A survey conducted by RedC Research found that seven out of ten people polled wanted the M3 to avoid the Tara Skryne valley, so there is support for ending nearly a century of bad decision making on transport and take just one good one - not to build the road.

Tara — Ireland’s historic political and spiritual capital

FROM the time of the first Celtic influence, until the 1169 invasion of Richard de Clare, the Hill of Tara was the island’s political and spiritual capital. It was the coronation place and seat of the High Kings of Ireland.
Tara has significant spiritual significance as well as historical importance. Even before the conversion by St Patrick of Ireland’s High Kings it was a place where the Irish sought to express their spirituality. It was the birthplace of Christianity in Ireland.
During the  1798 Rising, United Irishmen formed a camp on the hill but were attacked and defeated by British troops on 26 May 1798 and the Lia Fáil was moved to mark the graves of the 400 rebels who died on the hill that day. In the 19th Century, Daniel O’Connell MP led a political demonstration on Hill of Tara in favour of repeal of the Act of Union which drew over 750,000 people.
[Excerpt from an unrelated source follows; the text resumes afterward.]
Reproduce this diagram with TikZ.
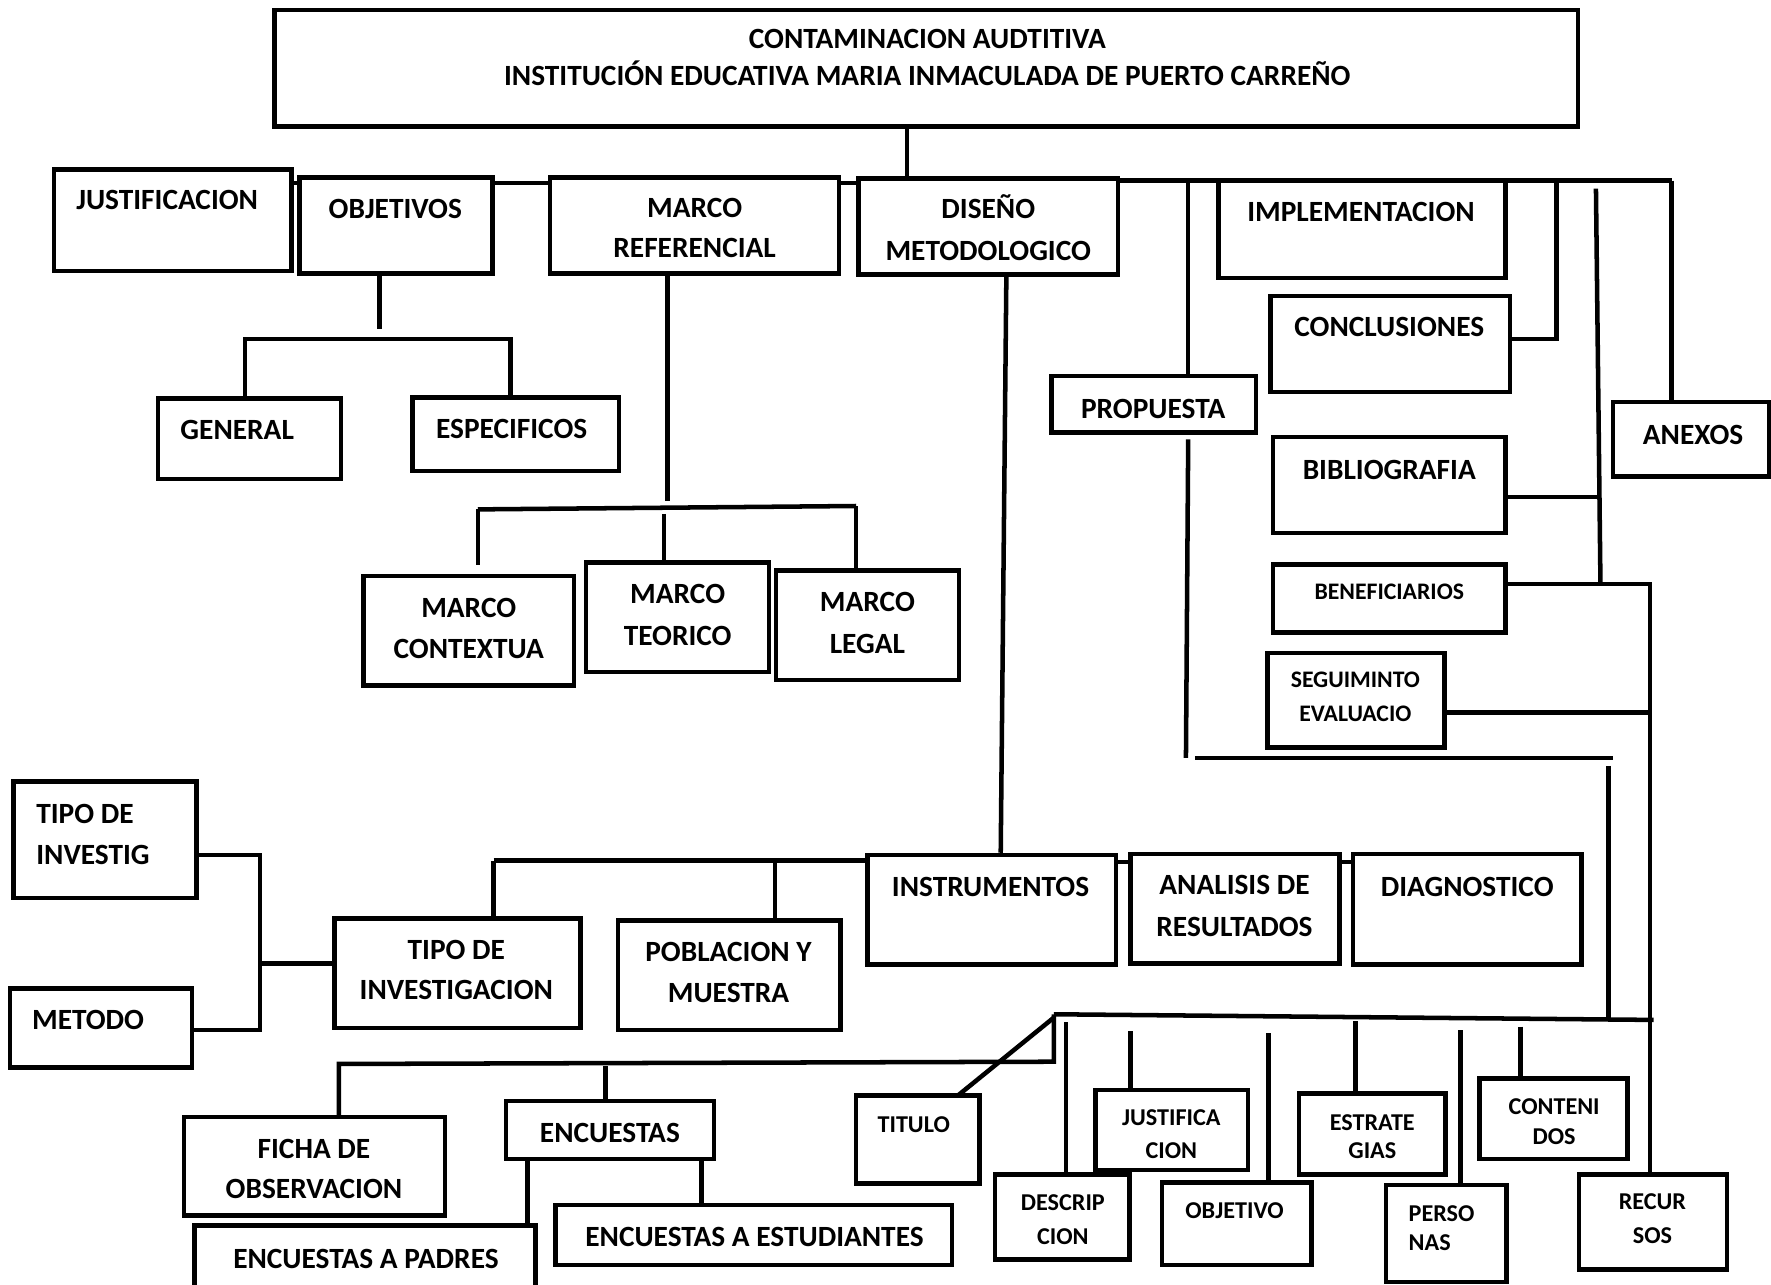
\documentclass[tikz,border=0pt]{standalone}
\usepackage{fontspec}
\setmainfont{Carlito}
\usetikzlibrary{fit}
\begin{document}
\begin{tikzpicture}[x=1pt,y=-1pt,
  box/.style={draw, line width=4pt, inner sep=0pt},
  ln/.style={line width=4pt},
  tx/.style={font=\fontsize{26}{30}\selectfont\bfseries, inner sep=0pt, text height=16.7pt, text depth=0pt},
  ts/.style={font=\fontsize{21.4}{25}\selectfont\bfseries, inner sep=0pt, text height=13.8pt, text depth=0pt},
  tb/.style={font=\fontsize{21}{25}\selectfont\bfseries, inner sep=0pt, text height=13.5pt, text depth=0pt}]
\fill[white] (0,0) rectangle (1568,1137);
\useasboundingbox (0,0) rectangle (1568,1137);

% ---------- boxes ----------
\node[box, fit={(243,9) (1397,112)}] (title) {};
\node[box, fit={(48,150) (258,240)}] (justif) {};
\node[box, fit={(265,157) (436,242)}] (objet) {};
\node[box, fit={(487,157) (743,242)}] (mref) {};
\node[box, fit={(760,158) (990,243)}] (disen) {};
\node[box, fit={(1079,160) (1333,246)}] (imple) {};
\node[box, fit={(1125,262) (1337,347)}] (concl) {};
\node[box, fit={(931,333) (1112,383)}] (propu) {};
\node[box, fit={(1428,356) (1566,422)}] (anexo) {};
\node[box, fit={(1127,387) (1333,472)}] (biblio) {};
\node[box, fit={(1127,500) (1333,560)}] (benef) {};
\node[box, fit={(1122,578) (1279,662)}] (segui) {};
\node[box, fit={(140,353) (302,424)}] (gener) {};
\node[box, fit={(365,352) (548,417)}] (espec) {};
\node[box, fit={(322,510) (508,607)}] (mcont) {};
\node[box, fit={(519,498) (681,595)}] (mteor) {};
\node[box, fit={(687,505) (849,602)}] (mlega) {};
\node[box, fit={(12,692) (174,795)}] (tipoi) {};
\node[box, fit={(9,875) (170,945)}] (metod) {};
\node[box, fit={(296,813) (514,910)}] (tipoinv) {};
\node[box, fit={(547,815) (744,912)}] (pobla) {};
\node[box, fit={(768,757) (988,854)}] (instr) {};
\node[box, fit={(1001,756) (1186,853)}] (anali) {};
\node[box, fit={(1198,756) (1400,854)}] (diagn) {};
\node[box, fit={(163,989) (394,1076)}] (ficha) {};
\node[box, fit={(448,975) (632,1026)}] (encu) {};
\node[box, fit={(172,1085) (474,1150)}] (epad) {};
\node[box, fit={(492,1067) (843,1120)}] (eest) {};
\node[box, fit={(758,970) (867,1048)}] (titul) {};
\node[box, fit={(881,1040) (1000,1115)}] (descr) {};
\node[box, fit={(970,965) (1105,1036)}] (justi2) {};
\node[box, fit={(1029,1047) (1161,1120)}] (objv) {};
\node[box, fit={(1150,968) (1280,1040)}] (estra) {};
\node[box, fit={(1227,1049) (1334,1135)}] (perso) {};
\node[box, fit={(1310,955) (1441,1026)}] (conte) {};
\node[box, fit={(1398,1040) (1529,1124)}] (recur) {};

% ---------- texts ----------
\node[tx] (title-t1) at (821,35) {CONTAMINACION AUDTITIVA};
\node[tx] (title-t2) at (821,67) {INSTITUCIÓN EDUCATIVA MARIA INMACULADA DE PUERTO CARREÑO};
\node[tx] (justif-t) at (148,177) {JUSTIFICACION};
\node[tx] (objet-t) at (350,185) {OBJETIVOS};
\node[tx] (mref-t1) at (615,184) {MARCO};
\node[tx] (mref-t2) at (615,220) {REFERENCIAL};
\node[tx] (disen-t1) at (875,185) {DISEÑO};
\node[tx] (disen-t2) at (875,222) {METODOLOGICO};
\node[tx] (imple-t) at (1205,188) {IMPLEMENTACION};
\node[tx] (concl-t) at (1230,290) {CONCLUSIONES};
\node[tx] (propu-t) at (1021,362) {PROPUESTA};
\node[tx] (anexo-t) at (1499,385) {ANEXOS};
\node[tx] (biblio-t) at (1230,416) {BIBLIOGRAFIA};
\node[tb] (benef-t) at (1230,524) {BENEFICIARIOS};
\node[tb] (segui-t1) at (1200,602) {SEGUIMINTO};
\node[tb] (segui-t2) at (1200,632) {EVALUACIO};
\node[tx] (gener-t) at (210,381) {GENERAL};
\node[tx] (espec-t) at (453,380) {ESPECIFICOS};
\node[tx] (mcont-t1) at (415,538) {MARCO};
\node[tx] (mcont-t2) at (415,575) {CONTEXTUA};
\node[tx] (mteor-t1) at (600,526) {MARCO};
\node[tx] (mteor-t2) at (600,563) {TEORICO};
\node[tx] (mlega-t1) at (768,533) {MARCO};
\node[tx] (mlega-t2) at (768,570) {LEGAL};
\node[tx, anchor=west] (tipoi-t1) at (32,721) {TIPO DE};
\node[tx, anchor=west] (tipoi-t2) at (32,757) {INVESTIG};
\node[tx] (metod-t) at (78,903) {METODO};
\node[tx] (tipoinv-t1) at (404,841) {TIPO DE};
\node[tx] (tipoinv-t2) at (404,877) {INVESTIGACION};
\node[tx] (pobla-t1) at (645,843) {POBLACION Y};
\node[tx] (pobla-t2) at (645,879) {MUESTRA};
\node[tx] (instr-t) at (877,785) {INSTRUMENTOS};
\node[tx] (anali-t1) at (1093,784) {ANALISIS DE};
\node[tx] (anali-t2) at (1093,821) {RESULTADOS};
\node[tx] (diagn-t) at (1299,785) {DIAGNOSTICO};
\node[tx] (ficha-t1) at (278,1017) {FICHA DE};
\node[tx] (ficha-t2) at (278,1053) {OBSERVACION};
\node[tx] (encu-t) at (540,1003) {ENCUESTAS};
\node[tx] (epad-t) at (324,1115) {ENCUESTAS A PADRES};
\node[tx] (eest-t) at (668,1095) {ENCUESTAS A ESTUDIANTES};
\node[ts] (titul-t) at (809,996) {TITULO};
\node[ts] (descr-t1) at (941,1065) {DESCRIP};
\node[ts] (descr-t2) at (941,1095) {CION};
\node[ts] (justi2-t1) at (1037,990) {JUSTIFICA};
\node[ts] (justi2-t2) at (1037,1019) {CION};
\node[ts] (objv-t) at (1093,1072) {OBJETIVO};
\node[ts] (estra-t1) at (1215,994) {ESTRATE};
\node[ts] (estra-t2) at (1215,1019) {GIAS};
\node[ts, anchor=west] (perso-t1) at (1247,1075) {PERSO};
\node[ts, anchor=west] (perso-t2) at (1247,1100) {NAS};
\node[ts] (conte-t1) at (1376,980) {CONTENI};
\node[ts] (conte-t2) at (1376,1006) {DOS};
\node[ts] (recur-t1) at (1463,1064) {RECUR};
\node[ts] (recur-t2) at (1463,1094) {SOS};

% ---------- junction coordinates ----------
\coordinate (j0) at (803,112);
\coordinate (busy) at (0,162);
\coordinate (busend) at (1480,160);
\coordinate (vp) at (1052,160);
\coordinate (vpb) at (1050,671);
\coordinate (vc) at (1378,160);
\coordinate (vc2) at (1378,300);
\coordinate (vb1) at (1413,167);
\coordinate (vb2) at (1417,517);
\coordinate (vb3) at (1414,440);
\coordinate (vr1) at (1461,517);
\coordinate (vs) at (1461,631);
\coordinate (h1a) at (1058,671);
\coordinate (h1b) at (1428,671);
\coordinate (h1c) at (1424,678);
\coordinate (h1d) at (1424,901);
\coordinate (bb0) at (933,898);
\coordinate (bb1) at (1464,903);
\coordinate (bl0) at (933,940);
\coordinate (bl1) at (300,942);
\coordinate (be) at (536,944);
\coordinate (tt) at (848,970);
\coordinate (d0) at (944,905);
\coordinate (js0) at (1001,913);
\coordinate (ob0) at (1123,915);
\coordinate (es0) at (1200,904);
\coordinate (pe0) at (1293,912);
\coordinate (co0) at (1346,909);
\coordinate (dv0) at (891,243);
\coordinate (dv1) at (886,757);
\coordinate (hi0) at (437,762);
\coordinate (hp) at (686,762);
\coordinate (ia) at (995,763);
\coordinate (lt0) at (230,757);
\coordinate (lt1) at (230,912);
\coordinate (lt2) at (230,853);
\coordinate (o0) at (336,291);
\coordinate (o1) at (217,300);
\coordinate (o2) at (452,300);
\coordinate (m0) at (591,444);
\coordinate (m1) at (423,451);
\coordinate (m1b) at (423,500);
\coordinate (m2) at (758,448);
\coordinate (m3) at (588,455);
\coordinate (ep) at (467,0);
\coordinate (es) at (621,0);

% ---------- connectors ----------
\draw[ln] (title.south -| j0) -- (disen.north -| j0);
\draw[ln] (justif.east |- busy) -- (objet.west |- busy);
\draw[ln] (objet.east |- busy) -- (mref.west |- busy);
\draw[ln] (mref.east |- busy) -- (disen.west |- busy);
\draw[ln] (disen.east |- busend) -- (busend);
\draw[ln] (vp) -- (propu.north -| vp);
\draw[ln] (propu.south -| vp) ++(0,4) -- (vpb);
\draw[ln] (vc) -- (vc2) -- (concl.east |- vc2);
\draw[ln] (vb1) -- (vb2);
\draw[ln] (biblio.east |- vb3) -- (vb3);
\draw[ln] (benef.east |- vr1) -- (vr1) -- (vr1 |- recur.north);
\draw[ln] (segui.east |- vs) -- (vs);
\draw[ln] (busend) -- (anexo.north -| busend);
\draw[ln] (h1a) -- (h1b);
\draw[ln] (h1c) -- (h1d);
\draw[ln] (bb0) -- (bb1);
\draw[ln] (bb0) -- (bl0) -- (bl1) -- (ficha.north -| bl1);
\draw[ln] (be) -- (encu.north -| be);
\draw[ln] (bb0) ++(0,3) -- (tt);
\draw[ln] (d0) -- (descr.north -| d0);
\draw[ln] (js0) -- (justi2.north -| js0);
\draw[ln] (ob0) -- (objv.north -| ob0);
\draw[ln] (es0) -- (estra.north -| es0);
\draw[ln] (pe0) -- (perso.north -| pe0);
\draw[ln] (co0) -- (conte.north -| co0);
\draw[ln] (encu.south -| ep) -- (epad.north -| ep);
\draw[ln] (encu.south -| es) -- (eest.north -| es);
\draw[ln] (disen.south -| dv0) -- (instr.north -| dv1);
\draw[ln] (hi0) -- (instr.west |- hi0);
\draw[ln] (hi0) -- (tipoinv.north -| hi0);
\draw[ln] (hp) -- (pobla.north -| hp);
\draw[ln] (instr.east |- ia) -- (anali.west |- ia);
\draw[ln] (anali.east |- ia) -- (diagn.west |- ia);
\draw[ln] (tipoi.east |- lt0) -- (lt0) -- (lt1) -- (metod.east |- lt1);
\draw[ln] (lt2) -- (tipoinv.west |- lt2);
\draw[ln] (objet.south -| o0) -- (o0);
\draw[ln] (o1 |- gener.north) -- (o1) -- (o2) -- (o2 |- espec.north);
\draw[ln] (mref.south -| m0) -- (m0);
\draw[ln] (m1) -- (m2);
\draw[ln] (m1) -- (m1b);
\draw[ln] (m3) -- (m3 |- mteor.north);
\draw[ln] (m2) -- (m2 |- mlega.north);
\end{tikzpicture}
\end{document}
This year, in a letter to the Irish Times on 29 January, Joe Fenwick from the Department of Archaeology at the National University of Ireland in Galway, applauding the Irish Government’s decision to preserve the last HQ of the leaders of the 1916 Easter Rising at 16 Moore Street as a national monument, asked why the same could not be done for Tara.
Another letter writer, in the Irish Independent of 23 April 2007, urged readers:
“The next time you see Bertie Ahern wrapping himself in the flag at Croke Park, think of the fate of Tara, 2,000 years older than the GAA, Fianna Fáil or the GPO.”
The World Monuments Fund has placed Tara on its list of ‘100 Most Endangered Sites’ worldwide.